> _The request_: Copy out all lines carrying the word "this".

━━━ Records provided ━━━

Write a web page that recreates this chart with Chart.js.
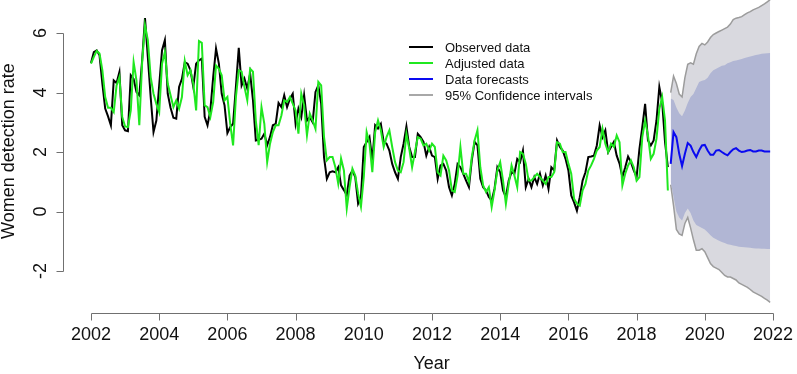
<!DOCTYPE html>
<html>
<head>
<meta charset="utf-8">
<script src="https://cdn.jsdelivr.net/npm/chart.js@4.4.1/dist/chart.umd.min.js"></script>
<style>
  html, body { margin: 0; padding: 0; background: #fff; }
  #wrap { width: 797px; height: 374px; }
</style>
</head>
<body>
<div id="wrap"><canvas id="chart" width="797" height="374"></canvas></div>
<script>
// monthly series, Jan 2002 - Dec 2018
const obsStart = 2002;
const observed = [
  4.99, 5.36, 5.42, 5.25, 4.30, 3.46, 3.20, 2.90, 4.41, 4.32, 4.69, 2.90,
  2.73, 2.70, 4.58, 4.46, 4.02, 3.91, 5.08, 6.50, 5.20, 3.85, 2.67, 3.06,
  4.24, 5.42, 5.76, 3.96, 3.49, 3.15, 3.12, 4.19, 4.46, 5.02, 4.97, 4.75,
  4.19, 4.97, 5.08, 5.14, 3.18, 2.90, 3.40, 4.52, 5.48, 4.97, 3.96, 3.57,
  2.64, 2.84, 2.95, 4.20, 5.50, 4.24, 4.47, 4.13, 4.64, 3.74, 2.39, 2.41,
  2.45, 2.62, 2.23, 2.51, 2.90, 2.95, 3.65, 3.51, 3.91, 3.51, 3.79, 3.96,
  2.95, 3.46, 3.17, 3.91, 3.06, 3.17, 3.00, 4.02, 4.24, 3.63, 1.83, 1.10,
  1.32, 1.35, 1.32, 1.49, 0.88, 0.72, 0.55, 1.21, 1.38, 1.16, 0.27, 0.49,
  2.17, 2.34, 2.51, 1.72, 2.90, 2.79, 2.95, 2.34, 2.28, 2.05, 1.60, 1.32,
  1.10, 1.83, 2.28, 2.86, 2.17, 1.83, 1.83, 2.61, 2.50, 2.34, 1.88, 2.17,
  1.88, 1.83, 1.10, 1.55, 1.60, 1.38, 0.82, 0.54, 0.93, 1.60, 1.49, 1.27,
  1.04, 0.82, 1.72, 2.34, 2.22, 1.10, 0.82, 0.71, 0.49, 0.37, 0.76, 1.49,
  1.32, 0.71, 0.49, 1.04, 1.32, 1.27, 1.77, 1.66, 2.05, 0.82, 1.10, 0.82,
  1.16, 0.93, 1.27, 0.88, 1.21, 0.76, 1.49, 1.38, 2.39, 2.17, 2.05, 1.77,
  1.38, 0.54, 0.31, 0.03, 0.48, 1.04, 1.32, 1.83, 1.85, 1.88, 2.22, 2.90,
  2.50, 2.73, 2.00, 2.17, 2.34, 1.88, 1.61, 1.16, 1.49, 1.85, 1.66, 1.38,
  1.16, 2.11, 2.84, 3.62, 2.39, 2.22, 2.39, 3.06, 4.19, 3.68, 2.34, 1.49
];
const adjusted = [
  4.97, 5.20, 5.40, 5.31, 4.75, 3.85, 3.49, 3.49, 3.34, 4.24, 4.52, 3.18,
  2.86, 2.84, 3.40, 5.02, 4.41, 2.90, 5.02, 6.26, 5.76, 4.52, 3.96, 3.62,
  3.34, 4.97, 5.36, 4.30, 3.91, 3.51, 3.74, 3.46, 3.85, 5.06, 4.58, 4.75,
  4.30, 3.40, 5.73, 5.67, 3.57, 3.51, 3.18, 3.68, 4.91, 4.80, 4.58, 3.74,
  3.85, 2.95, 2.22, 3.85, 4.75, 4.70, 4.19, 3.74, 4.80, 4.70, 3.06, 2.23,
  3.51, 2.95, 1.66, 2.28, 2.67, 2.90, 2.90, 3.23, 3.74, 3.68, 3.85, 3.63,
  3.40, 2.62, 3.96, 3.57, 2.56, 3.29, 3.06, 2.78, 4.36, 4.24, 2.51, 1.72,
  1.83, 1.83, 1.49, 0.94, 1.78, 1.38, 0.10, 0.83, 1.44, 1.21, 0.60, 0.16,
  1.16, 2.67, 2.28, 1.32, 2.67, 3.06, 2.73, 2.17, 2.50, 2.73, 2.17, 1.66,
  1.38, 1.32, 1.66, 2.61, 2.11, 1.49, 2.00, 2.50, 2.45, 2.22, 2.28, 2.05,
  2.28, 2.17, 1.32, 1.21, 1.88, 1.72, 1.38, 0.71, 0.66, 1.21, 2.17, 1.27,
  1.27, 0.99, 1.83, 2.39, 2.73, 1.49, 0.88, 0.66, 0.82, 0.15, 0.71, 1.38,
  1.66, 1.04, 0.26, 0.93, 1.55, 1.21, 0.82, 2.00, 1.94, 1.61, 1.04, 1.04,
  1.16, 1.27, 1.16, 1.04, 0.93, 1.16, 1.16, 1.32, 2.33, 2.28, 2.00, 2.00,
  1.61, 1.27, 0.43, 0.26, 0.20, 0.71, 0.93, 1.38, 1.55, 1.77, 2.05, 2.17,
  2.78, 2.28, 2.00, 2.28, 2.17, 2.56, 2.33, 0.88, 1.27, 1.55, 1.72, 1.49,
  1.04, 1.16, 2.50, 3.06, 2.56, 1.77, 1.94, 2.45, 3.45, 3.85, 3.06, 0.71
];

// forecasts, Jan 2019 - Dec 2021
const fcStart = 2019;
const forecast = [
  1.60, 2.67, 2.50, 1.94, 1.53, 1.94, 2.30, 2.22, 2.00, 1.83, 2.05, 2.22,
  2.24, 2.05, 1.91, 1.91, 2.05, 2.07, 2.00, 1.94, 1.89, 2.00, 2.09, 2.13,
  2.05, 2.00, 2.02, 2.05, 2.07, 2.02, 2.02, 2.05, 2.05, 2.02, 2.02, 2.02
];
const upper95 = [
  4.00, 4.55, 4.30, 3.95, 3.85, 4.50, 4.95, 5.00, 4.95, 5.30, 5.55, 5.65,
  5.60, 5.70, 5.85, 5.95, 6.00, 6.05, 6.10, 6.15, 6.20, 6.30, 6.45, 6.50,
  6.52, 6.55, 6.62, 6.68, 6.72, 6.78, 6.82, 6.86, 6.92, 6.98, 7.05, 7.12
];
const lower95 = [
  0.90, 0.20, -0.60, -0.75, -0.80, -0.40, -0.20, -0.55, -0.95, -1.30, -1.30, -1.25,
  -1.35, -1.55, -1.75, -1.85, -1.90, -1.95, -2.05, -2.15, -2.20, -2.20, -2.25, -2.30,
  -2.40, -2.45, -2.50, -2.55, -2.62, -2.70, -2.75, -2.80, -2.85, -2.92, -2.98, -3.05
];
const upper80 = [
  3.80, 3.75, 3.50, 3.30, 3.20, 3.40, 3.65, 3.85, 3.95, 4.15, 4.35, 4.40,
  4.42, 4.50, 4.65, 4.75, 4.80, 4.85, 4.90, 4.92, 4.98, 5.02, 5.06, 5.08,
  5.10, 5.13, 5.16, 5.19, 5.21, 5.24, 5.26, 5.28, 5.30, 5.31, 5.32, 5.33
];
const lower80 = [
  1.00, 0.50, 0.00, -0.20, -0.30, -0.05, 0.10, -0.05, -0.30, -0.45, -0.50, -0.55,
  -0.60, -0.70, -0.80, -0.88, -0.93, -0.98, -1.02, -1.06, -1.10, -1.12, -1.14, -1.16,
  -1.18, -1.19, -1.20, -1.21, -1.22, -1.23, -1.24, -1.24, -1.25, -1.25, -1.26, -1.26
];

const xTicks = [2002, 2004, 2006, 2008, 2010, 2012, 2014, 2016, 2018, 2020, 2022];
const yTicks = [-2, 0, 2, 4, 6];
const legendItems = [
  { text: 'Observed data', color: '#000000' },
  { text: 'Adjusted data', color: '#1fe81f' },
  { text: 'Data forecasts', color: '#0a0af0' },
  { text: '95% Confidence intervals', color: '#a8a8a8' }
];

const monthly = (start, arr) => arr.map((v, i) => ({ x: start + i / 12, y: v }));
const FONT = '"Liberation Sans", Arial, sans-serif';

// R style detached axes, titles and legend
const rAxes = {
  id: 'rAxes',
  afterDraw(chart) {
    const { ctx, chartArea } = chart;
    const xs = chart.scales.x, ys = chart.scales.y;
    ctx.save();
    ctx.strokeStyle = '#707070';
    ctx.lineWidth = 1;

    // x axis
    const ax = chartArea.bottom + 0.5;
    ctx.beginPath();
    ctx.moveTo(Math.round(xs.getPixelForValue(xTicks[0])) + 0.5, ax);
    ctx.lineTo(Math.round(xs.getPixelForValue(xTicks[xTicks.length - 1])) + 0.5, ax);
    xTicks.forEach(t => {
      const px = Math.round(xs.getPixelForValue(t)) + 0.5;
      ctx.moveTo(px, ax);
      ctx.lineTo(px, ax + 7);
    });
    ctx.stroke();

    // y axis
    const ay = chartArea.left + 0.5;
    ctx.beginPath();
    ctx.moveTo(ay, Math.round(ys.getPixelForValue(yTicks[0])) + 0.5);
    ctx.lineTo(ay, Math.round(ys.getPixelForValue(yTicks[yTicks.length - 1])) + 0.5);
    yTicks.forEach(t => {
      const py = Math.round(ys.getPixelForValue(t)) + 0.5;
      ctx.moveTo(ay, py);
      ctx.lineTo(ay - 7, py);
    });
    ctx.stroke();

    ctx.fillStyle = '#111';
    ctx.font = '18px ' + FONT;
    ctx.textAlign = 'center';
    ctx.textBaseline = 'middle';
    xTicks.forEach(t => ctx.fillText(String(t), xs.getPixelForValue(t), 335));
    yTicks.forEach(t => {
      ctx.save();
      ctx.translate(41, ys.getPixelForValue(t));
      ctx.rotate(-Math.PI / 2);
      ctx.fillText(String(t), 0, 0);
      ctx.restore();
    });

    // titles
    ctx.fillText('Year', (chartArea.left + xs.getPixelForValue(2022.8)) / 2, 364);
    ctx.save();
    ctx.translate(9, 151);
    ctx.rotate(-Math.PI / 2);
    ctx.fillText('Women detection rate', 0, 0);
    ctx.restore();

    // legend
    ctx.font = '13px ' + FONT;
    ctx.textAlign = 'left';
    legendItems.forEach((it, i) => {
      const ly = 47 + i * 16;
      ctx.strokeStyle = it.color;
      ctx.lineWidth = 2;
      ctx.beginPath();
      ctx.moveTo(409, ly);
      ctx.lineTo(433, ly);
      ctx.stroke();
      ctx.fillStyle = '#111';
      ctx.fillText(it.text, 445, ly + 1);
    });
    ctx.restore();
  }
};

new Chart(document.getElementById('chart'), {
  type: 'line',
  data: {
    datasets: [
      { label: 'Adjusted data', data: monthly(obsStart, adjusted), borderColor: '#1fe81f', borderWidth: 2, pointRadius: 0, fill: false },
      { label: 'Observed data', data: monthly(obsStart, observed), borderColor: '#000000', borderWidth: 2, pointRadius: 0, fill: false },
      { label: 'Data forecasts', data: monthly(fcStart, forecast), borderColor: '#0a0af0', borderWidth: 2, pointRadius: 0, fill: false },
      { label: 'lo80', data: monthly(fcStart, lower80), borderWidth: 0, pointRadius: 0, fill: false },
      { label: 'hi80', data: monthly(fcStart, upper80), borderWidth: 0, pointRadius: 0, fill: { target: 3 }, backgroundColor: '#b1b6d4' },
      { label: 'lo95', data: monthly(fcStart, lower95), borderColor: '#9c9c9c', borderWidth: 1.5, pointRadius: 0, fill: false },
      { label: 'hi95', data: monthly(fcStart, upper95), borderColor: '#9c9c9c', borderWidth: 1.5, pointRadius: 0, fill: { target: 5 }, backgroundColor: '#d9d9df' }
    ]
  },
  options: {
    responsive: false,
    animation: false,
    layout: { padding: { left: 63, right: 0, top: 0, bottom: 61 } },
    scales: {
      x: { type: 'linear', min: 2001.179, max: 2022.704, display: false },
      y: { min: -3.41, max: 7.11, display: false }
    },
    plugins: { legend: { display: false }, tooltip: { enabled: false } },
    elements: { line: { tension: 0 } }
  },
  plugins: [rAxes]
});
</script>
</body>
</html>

━━━
━━━ Records provided ━━━

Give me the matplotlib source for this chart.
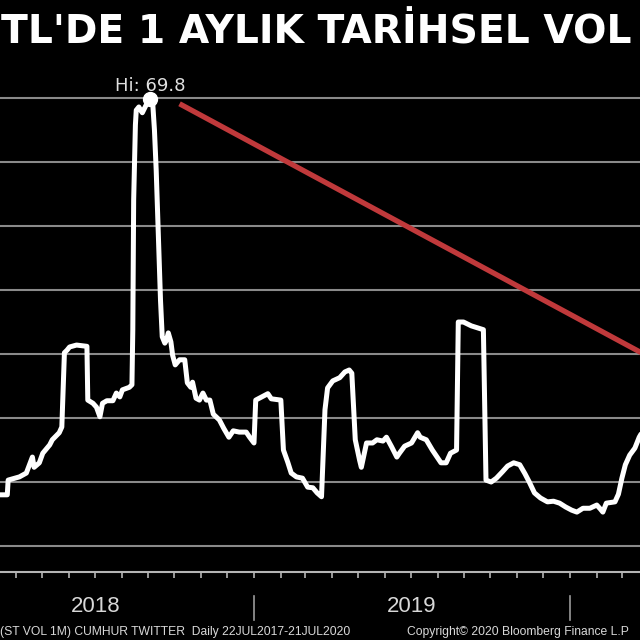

━━━
━━━ Records provided ━━━

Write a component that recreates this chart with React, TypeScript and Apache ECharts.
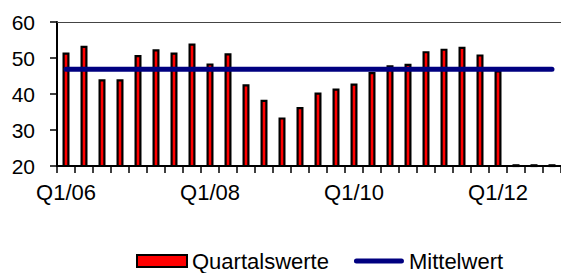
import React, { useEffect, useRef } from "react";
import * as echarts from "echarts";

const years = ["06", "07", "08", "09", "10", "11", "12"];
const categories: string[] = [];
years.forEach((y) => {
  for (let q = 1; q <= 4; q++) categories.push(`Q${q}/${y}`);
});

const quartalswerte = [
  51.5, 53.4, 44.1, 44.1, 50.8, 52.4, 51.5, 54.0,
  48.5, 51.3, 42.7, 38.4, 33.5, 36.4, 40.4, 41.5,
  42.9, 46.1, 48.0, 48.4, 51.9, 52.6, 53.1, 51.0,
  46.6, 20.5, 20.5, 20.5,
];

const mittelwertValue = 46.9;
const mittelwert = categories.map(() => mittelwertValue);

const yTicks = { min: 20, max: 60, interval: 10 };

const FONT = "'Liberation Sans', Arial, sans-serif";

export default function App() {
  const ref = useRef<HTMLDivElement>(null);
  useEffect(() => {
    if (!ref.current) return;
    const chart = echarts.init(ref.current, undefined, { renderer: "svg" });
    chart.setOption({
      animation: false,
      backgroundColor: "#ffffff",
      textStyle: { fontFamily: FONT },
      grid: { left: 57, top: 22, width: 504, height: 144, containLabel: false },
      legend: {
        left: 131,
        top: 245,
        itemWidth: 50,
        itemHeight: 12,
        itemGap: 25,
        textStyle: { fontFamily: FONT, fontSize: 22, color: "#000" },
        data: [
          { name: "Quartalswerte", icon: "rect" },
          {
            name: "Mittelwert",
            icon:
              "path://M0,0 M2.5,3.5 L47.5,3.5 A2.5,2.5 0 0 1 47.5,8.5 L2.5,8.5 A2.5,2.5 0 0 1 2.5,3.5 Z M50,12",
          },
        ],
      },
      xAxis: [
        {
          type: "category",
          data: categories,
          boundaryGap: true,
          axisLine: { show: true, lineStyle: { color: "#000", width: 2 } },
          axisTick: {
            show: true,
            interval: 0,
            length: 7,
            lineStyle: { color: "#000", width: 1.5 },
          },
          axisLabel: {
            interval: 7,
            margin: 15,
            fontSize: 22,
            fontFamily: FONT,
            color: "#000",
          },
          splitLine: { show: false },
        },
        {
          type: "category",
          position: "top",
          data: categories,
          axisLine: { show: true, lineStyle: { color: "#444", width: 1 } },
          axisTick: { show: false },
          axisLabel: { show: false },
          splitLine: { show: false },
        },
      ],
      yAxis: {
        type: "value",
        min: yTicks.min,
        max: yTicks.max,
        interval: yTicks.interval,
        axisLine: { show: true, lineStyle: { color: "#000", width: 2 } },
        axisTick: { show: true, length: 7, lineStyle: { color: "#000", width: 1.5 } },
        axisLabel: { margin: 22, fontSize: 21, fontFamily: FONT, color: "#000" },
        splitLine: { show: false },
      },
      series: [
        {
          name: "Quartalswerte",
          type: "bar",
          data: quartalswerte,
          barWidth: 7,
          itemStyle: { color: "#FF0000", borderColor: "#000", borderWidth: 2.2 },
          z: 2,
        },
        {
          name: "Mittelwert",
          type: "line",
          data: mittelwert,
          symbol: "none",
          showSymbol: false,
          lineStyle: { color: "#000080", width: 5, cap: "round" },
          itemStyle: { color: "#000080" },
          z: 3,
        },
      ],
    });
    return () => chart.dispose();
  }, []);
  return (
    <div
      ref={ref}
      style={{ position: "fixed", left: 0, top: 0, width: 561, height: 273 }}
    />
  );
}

━━━

> _Output of the task_:
Write a web page that recreates this chart with Chart.js.
Give me the matplotlib source for this chart.
Write a component that recreates this chart with React, TypeScript and Apache ECharts.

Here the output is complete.